L'interdiction de traverser les voies n'a pas l'air d'avoir prise sur les gens et je me demande si le contrôleur du train vérifie vraiment tous les tickets !!!!
Pas le temps de vraiment se demander comment ça sera. Le temps d'acclimatation est très court. Trop court. Mon coeur se serre. A peine descendus du bus qui nous conduit à la gare, des enfants se joignent à nous, mendiant quelques menues monnaies. D'autres sont là depuis je ne sais pas combien de temps, nous regardant sans bouger et ayant certainement dormi à même le sol. Pour le moment la température nocturne est encore bonne (environ 16-18 degrés), mais le baromètre ne va pas dans le bon sens pour eux, car il peut faire très froid la nuit entre décembre et janvier. La vue de la misère est difficile à supporter. Je ne me sens pas très bien. Moi qui voulais tenter cette expérience dans un bidonville, pour le moment cela me suffit amplement.
Anannyo et Ranajit se séparent pour effecteur leur travail sur le terrain. J'accompagne Ranajit, car visiblement il semble particulièrement s'intéresser à un enfant. On trouve un endroit pour s'asseoir et discuter avec les enfants. Bon, moi je regarde plutôt, car l'Anglais n'est pas très utile ici ! Impossible cependant d'avoir une discussion "privée" et je me rends compte que peut-être ma présence est plus perturbante qu'autre chose. Les gens affluent de toute part, m'observant comme un extra-terrestre. Au retour d'Anannyo ce ne sont pas moins de 6 enfants qui nous entourent. Alors plutôt que de rester là à les regarder je tente quelques bribes de phrases bangla : Apnar nam ki ? Comment t'appelles-tu ? To me Kemonacho ? Comment vas-tu ? Quel âge as-tu ? Apnar boyos coto ? Ces quelques phrases ont le grand avantage d'entamer une "discussion" dans laquelle les enfants s'engouffrent et prennent du plaisir avec moi. On compte ensemble en bangla. Ils rient de mon accent, on joue avec les mains, un moment de vrai bonheur au milieu du désert.
Mais je ne m'étais pas trompé. Parmi tous ces enfants, un petit garçon intéresse particulièrement Ranajit : Youssuf. Il faut savoir que jamais ils ne se rendent sur le terrain et reviennent avec un enfant lors d'une première rencontre. Jamais avant la troisième. Toutes les discussions qui ont lieu lors de ces rencontres servent à savoir comment vit l'enfant, s'il a de la famille, pourquoi il est dans la rue, s'il est intéressé à venir au foyer, comment est le foyer, etc.

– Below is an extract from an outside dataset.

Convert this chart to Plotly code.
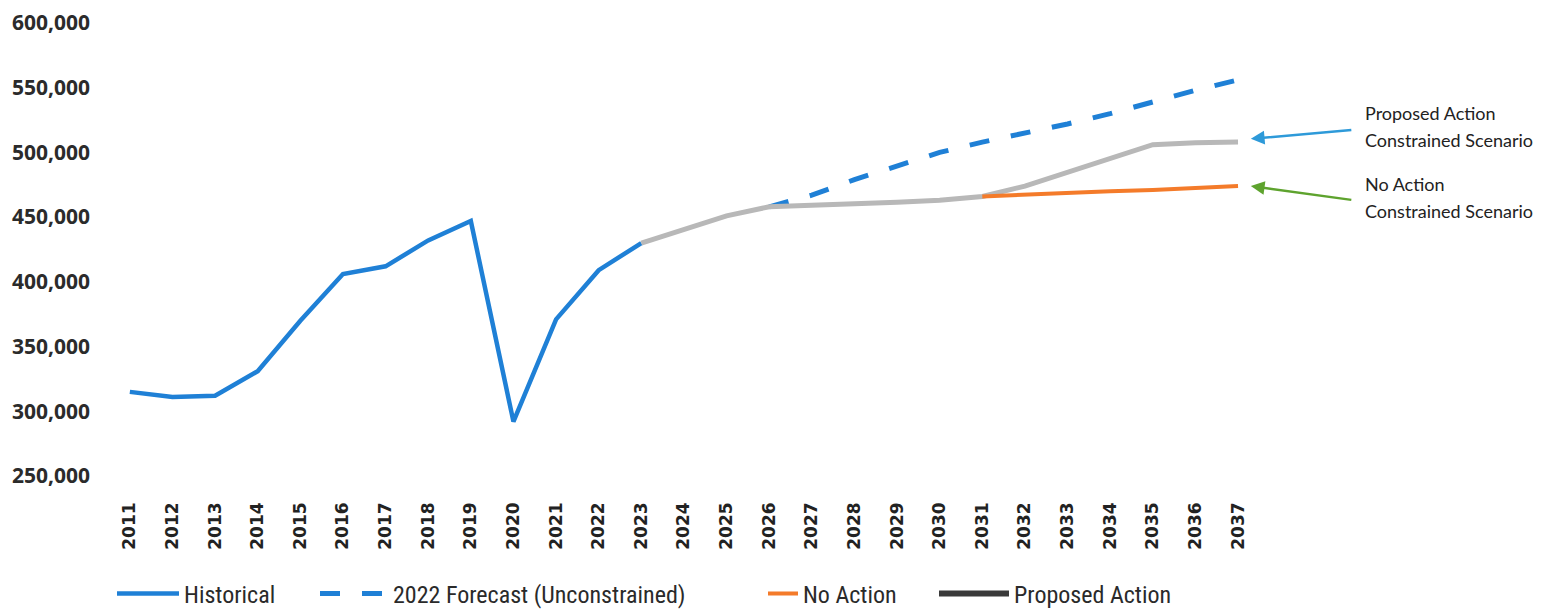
import plotly.graph_objects as go

years = list(range(2011, 2038))

hist_years = list(range(2011, 2024))
historical = [315000, 311000, 312000, 331000, 370000, 406000, 412000, 432000, 447000,
              292000, 371000, 409000, 430000]

forecast_years = list(range(2026, 2038))
forecast_2022 = [458000, 467000, 479000, 490000, 500000, 508000, 515000, 522000,
                 530000, 539000, 548000, 556000]

proposed_years = list(range(2023, 2038))
proposed_action = [430000, 441000, 451000, 458000, 459000, 460000, 461500, 463000,
                   466000, 474000, 485000, 496000, 506000, 507500, 508000]

noaction_years = list(range(2031, 2038))
no_action = [466000, 467500, 468500, 470000, 471000, 472500, 474000]

y_ticks = [250000, 300000, 350000, 400000, 450000, 500000, 550000, 600000]

BLUE = "#1f80d6"
ORANGE = "#f47b2a"
GRAY = "#b8b8b8"
DARK = "#3a3a3a"

fig = go.Figure()

fig.add_trace(go.Scatter(x=forecast_years, y=forecast_2022, mode="lines",
                         name="2022 Forecast (Unconstrained)",
                         line=dict(color=BLUE, width=5, dash="20px,22px"),
                         legend="legend2"))
fig.add_trace(go.Scatter(x=hist_years, y=historical, mode="lines", name="Historical",
                         line=dict(color=BLUE, width=4.5), legend="legend"))
fig.add_trace(go.Scatter(x=proposed_years, y=proposed_action, mode="lines",
                         name="Proposed Action", line=dict(color=GRAY, width=5),
                         showlegend=False))
fig.add_trace(go.Scatter(x=noaction_years, y=no_action, mode="lines", name="No Action",
                         line=dict(color=ORANGE, width=4), legend="legend3"))
# legend-only entry (the legend swatch of the proposed action is drawn dark)
fig.add_trace(go.Scatter(x=[None], y=[None], mode="lines", name="Proposed Action",
                         line=dict(color=DARK, width=6), legend="legend4"))

legend_font = dict(family="Roboto Condensed, Roboto, Liberation Sans, sans-serif",
                   size=24, color="#2a2a2a")

# plot area in page pixels (page body adds an 8px offset)
PLOT_TOP, PLOT_BOTTOM = 23, 476
PLOT_H = PLOT_BOTTOM - PLOT_TOP
leg_y = (PLOT_BOTTOM - 594) / PLOT_H


def leg(xp, w):
    return dict(x=xp, y=leg_y, xanchor="left", yanchor="middle", orientation="h",
                font=legend_font, bgcolor="rgba(0,0,0,0)", itemwidth=w,
                borderwidth=0)


fig.update_layout(
    width=1545, height=614,
    margin=dict(l=92, r=283, t=PLOT_TOP - 8, b=614 - (PLOT_BOTTOM - 8), autoexpand=False),
    paper_bgcolor="white", plot_bgcolor="white",
    legend=leg((112 - 100) / 1170, 62),
    legend2=leg((315 - 100) / 1170, 68),
    legend3=leg((763 - 100) / 1170, 30),
    legend4=leg((934 - 100) / 1170, 70),
    xaxis=dict(range=[2010.3, 2037.75], tickmode="array", tickvals=years,
               ticktext=[str(y) for y in years], tickangle=-90, automargin=False,
               showgrid=False, zeroline=False, showline=False, ticks="",
               ticklabelstandoff=22, ticklabeloverflow="allow",
               tickfont=dict(family="DejaVu Sans", size=17, color="#222222", weight="bold")),
    yaxis=dict(range=[250000, 600000], tickmode="array", tickvals=y_ticks,
               tickformat=",d", showgrid=False, zeroline=False, showline=False,
               ticks="", ticklabelstandoff=9, automargin=False,
               ticklabeloverflow="allow",
               tickfont=dict(family="Open Sans", size=21, color="#2b2b2b", weight="bold")),
)

ann_font = dict(family="Lato", size=18, color="#222222")
labels = [("Proposed Action", 113), ("Constrained Scenario", 140),
          ("No Action", 184), ("Constrained Scenario", 211)]
for txt, py in labels:
    fig.add_annotation(text=txt, xref="paper", yref="paper",
                       x=(1363 - 100) / 1170, y=(PLOT_BOTTOM - py) / PLOT_H,
                       xanchor="left", yanchor="middle", showarrow=False, font=ann_font)

fig.add_annotation(x=2037.3, y=proposed_action[-1] + 2500, xref="x", yref="y", text="",
                   showarrow=True, arrowhead=2, arrowsize=1.1, arrowwidth=2.5,
                   arrowcolor="#2e9ad9", ax=102, ay=-9)
fig.add_annotation(x=2037.3, y=no_action[-1], xref="x", yref="y", text="",
                   showarrow=True, arrowhead=2, arrowsize=1.1, arrowwidth=2.5,
                   arrowcolor="#5ea32e", ax=102, ay=14)

fig.write_html("out.html")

Si l'enfant vit avec ses deux parents, il ne pourra pas intégrer le foyer. Souvent ils n'ont qu'une mère incapable de subvenir aux besoins de son enfant, le père ayant simplement disparu.
Lors de leur dernière rencontre, Youssuf ne savait toujours pas ce qu'il voulait faire. Mendier n'a rien d'une honte pour eux. Juste un moyen pour s'acheter de quoi se nourrir et on recommence. Et dormir ce sera quand ils auront sommeil. Quel que soit l'endroit. Ranajit lui avait tout de même bien précisé qu'il devait en discuter avec sa mère.
Mais aujourd'hui il est prêt, décidé. Quant à sa mère, presque heureuse paraît-il.......
Dans 2 semaines, ils retourneront la voir pour lui expliquer comment est le foyer, comment se porte son fils et prendre véritablement connaissance de la situation familiale. Mais en attendant seul le présent de Youssuf compte. Il rentrera au foyer avec nous.
C'est avec le regard vif et intéressé que Youssuf entre dans son nouvel environnement. D'abord Rocky, le chien, puis Khalu le gardien, enfin, au 1er étage, une bonne partie des garçons l'accueillent avec grand sourire, "Welcome Youssuf !". Sa première douche depuis..... longtemps durera près de 10 minutes ! Il en aura même froid en sortant. Et pendant ce temps chacun veut lui donner un de ses habits en signe de bienvenue. C'est vraiment cela le foyer.
Un repas bien mérité plus tard, notre Youssuf est vraiment entré dans sa nouvelle famille. Il n'est déjà plus le même. Reste à espérer qu'il trouvera ses marques et un nouvel espoir.